Stored data -

-------------------------

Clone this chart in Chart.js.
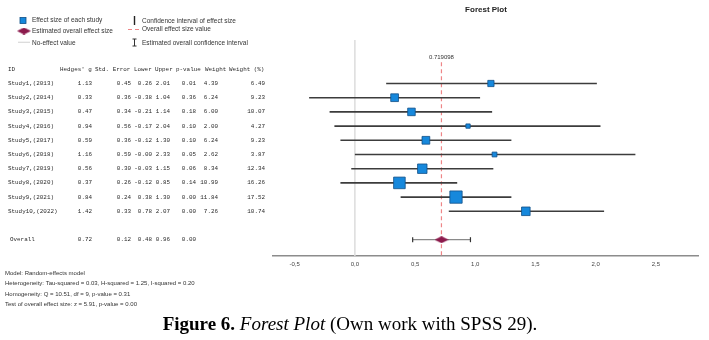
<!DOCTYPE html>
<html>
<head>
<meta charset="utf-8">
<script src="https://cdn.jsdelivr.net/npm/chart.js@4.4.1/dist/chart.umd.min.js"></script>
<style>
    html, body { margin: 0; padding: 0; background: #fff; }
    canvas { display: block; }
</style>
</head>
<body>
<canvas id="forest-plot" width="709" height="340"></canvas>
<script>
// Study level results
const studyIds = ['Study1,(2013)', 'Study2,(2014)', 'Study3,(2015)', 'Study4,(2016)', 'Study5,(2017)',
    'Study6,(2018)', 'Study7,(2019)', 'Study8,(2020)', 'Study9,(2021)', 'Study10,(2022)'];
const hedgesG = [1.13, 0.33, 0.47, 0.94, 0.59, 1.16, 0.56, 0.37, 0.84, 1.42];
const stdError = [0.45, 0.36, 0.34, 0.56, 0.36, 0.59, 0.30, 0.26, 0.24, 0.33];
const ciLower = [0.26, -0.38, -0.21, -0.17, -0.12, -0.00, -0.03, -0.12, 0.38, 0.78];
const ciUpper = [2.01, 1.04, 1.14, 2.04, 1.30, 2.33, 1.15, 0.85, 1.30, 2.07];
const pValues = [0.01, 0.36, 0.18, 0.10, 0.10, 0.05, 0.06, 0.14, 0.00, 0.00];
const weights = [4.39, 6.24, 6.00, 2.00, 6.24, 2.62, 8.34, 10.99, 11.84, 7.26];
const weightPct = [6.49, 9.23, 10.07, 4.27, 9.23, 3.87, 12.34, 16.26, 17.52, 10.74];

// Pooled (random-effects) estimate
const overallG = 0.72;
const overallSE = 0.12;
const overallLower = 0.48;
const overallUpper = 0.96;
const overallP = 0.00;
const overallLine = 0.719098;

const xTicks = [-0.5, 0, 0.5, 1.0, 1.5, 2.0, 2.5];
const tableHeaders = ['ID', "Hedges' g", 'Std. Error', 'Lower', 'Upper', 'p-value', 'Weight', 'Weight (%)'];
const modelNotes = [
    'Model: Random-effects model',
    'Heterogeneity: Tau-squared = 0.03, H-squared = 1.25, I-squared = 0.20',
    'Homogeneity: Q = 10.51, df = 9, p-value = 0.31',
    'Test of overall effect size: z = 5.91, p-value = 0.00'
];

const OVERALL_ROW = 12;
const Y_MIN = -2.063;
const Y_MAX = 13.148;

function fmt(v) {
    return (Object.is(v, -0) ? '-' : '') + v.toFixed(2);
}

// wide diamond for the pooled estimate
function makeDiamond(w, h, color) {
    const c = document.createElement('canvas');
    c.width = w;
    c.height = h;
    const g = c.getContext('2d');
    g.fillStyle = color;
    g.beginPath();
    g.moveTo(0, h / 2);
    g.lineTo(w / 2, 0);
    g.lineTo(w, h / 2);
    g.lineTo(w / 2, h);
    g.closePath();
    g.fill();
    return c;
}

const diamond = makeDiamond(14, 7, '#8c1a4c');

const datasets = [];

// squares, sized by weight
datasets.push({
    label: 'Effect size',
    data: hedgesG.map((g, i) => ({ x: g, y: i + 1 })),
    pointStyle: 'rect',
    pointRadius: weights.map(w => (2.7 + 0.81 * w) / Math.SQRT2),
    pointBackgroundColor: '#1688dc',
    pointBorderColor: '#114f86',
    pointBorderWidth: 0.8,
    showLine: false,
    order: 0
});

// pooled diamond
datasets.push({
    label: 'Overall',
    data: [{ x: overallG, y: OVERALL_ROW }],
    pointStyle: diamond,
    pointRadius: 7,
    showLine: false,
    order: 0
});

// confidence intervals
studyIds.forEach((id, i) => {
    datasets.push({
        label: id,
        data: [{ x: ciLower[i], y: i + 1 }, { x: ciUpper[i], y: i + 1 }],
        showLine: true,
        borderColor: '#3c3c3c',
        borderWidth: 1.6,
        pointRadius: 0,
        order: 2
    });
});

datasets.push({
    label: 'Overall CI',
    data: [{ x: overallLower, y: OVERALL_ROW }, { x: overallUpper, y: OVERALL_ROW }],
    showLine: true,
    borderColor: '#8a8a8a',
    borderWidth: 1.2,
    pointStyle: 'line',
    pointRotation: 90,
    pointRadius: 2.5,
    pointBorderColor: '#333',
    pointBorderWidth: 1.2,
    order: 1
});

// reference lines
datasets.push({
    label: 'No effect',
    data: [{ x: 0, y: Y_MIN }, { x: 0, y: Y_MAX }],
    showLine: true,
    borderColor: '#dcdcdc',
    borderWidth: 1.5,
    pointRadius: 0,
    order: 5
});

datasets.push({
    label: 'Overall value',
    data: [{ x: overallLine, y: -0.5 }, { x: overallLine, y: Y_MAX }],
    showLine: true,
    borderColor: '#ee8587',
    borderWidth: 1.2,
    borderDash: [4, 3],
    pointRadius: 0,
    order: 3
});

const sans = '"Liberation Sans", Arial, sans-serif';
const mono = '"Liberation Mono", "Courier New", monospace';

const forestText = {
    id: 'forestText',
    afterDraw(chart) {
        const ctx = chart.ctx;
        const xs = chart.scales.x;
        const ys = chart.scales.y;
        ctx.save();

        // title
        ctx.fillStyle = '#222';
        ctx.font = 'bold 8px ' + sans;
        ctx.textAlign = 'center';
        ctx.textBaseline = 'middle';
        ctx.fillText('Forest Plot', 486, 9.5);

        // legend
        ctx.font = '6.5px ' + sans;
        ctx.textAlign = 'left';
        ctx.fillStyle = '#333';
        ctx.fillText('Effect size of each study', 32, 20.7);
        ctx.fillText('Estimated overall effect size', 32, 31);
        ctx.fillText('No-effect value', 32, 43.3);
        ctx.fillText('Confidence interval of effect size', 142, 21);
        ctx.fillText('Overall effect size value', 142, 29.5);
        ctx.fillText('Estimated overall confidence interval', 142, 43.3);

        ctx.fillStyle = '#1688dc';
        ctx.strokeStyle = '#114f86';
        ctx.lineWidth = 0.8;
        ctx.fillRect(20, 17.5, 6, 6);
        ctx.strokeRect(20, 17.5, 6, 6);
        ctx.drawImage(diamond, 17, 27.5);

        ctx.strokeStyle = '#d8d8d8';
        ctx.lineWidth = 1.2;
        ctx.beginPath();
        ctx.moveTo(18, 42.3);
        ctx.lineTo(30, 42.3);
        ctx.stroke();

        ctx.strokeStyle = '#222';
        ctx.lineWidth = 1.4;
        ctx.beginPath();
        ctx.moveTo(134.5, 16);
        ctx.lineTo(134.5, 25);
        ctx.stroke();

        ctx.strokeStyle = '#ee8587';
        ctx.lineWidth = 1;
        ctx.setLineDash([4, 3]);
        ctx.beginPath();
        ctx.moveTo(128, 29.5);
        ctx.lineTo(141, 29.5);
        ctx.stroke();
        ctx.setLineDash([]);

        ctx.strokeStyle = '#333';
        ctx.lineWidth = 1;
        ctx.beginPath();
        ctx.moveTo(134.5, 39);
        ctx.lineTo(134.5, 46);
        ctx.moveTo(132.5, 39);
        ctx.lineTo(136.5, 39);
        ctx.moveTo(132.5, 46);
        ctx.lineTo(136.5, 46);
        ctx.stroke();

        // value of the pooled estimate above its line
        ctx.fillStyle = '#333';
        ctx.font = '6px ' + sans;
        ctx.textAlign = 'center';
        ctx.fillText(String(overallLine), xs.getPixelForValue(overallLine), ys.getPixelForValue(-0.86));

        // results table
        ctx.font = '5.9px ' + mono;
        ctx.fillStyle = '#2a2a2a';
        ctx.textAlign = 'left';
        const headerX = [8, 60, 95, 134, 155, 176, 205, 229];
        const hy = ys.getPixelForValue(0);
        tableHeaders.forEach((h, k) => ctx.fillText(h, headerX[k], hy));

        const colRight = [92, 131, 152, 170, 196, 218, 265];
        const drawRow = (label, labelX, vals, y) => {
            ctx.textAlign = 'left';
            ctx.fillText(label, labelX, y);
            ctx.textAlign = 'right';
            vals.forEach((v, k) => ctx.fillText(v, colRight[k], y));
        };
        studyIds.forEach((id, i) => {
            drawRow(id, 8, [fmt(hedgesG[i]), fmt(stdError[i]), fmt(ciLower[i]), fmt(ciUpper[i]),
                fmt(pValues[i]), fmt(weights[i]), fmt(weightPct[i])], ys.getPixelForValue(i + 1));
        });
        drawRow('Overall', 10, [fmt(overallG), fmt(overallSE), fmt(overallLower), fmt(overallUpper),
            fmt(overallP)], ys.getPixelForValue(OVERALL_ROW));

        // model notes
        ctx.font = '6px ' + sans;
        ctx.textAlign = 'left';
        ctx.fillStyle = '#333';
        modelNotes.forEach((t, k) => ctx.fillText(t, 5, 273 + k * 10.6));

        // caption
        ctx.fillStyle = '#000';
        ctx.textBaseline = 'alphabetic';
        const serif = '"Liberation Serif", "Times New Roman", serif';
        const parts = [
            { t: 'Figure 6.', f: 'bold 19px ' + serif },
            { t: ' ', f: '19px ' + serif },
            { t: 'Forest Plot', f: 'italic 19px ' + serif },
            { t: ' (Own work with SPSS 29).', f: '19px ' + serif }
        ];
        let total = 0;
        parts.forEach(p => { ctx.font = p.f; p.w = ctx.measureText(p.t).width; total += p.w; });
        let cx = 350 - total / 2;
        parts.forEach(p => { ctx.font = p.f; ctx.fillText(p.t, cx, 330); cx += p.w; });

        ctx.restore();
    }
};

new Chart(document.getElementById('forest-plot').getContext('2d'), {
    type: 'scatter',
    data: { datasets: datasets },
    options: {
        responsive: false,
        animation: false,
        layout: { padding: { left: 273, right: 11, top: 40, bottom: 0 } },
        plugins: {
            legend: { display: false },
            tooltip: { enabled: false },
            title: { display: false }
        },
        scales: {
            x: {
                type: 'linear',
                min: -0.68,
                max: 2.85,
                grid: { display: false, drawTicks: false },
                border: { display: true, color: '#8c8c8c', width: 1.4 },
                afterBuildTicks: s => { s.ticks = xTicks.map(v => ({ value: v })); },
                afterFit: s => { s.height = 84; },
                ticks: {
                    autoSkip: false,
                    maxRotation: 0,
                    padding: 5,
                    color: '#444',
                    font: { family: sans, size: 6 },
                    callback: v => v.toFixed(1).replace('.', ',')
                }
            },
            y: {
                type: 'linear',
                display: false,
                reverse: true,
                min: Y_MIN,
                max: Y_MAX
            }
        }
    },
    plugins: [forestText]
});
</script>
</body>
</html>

-------------------------

Restate the material word for word from its first line through the line containing "16.26, 17.52, 10.74];", both included; the pictures do not belong in it.

Clone this chart in Chart.js.
<!DOCTYPE html>
<html>
<head>
<meta charset="utf-8">
<script src="https://cdn.jsdelivr.net/npm/chart.js@4.4.1/dist/chart.umd.min.js"></script>
<style>
    html, body { margin: 0; padding: 0; background: #fff; }
    canvas { display: block; }
</style>
</head>
<body>
<canvas id="forest-plot" width="709" height="340"></canvas>
<script>
// Study level results
const studyIds = ['Study1,(2013)', 'Study2,(2014)', 'Study3,(2015)', 'Study4,(2016)', 'Study5,(2017)',
    'Study6,(2018)', 'Study7,(2019)', 'Study8,(2020)', 'Study9,(2021)', 'Study10,(2022)'];
const hedgesG = [1.13, 0.33, 0.47, 0.94, 0.59, 1.16, 0.56, 0.37, 0.84, 1.42];
const stdError = [0.45, 0.36, 0.34, 0.56, 0.36, 0.59, 0.30, 0.26, 0.24, 0.33];
const ciLower = [0.26, -0.38, -0.21, -0.17, -0.12, -0.00, -0.03, -0.12, 0.38, 0.78];
const ciUpper = [2.01, 1.04, 1.14, 2.04, 1.30, 2.33, 1.15, 0.85, 1.30, 2.07];
const pValues = [0.01, 0.36, 0.18, 0.10, 0.10, 0.05, 0.06, 0.14, 0.00, 0.00];
const weights = [4.39, 6.24, 6.00, 2.00, 6.24, 2.62, 8.34, 10.99, 11.84, 7.26];
const weightPct = [6.49, 9.23, 10.07, 4.27, 9.23, 3.87, 12.34, 16.26, 17.52, 10.74];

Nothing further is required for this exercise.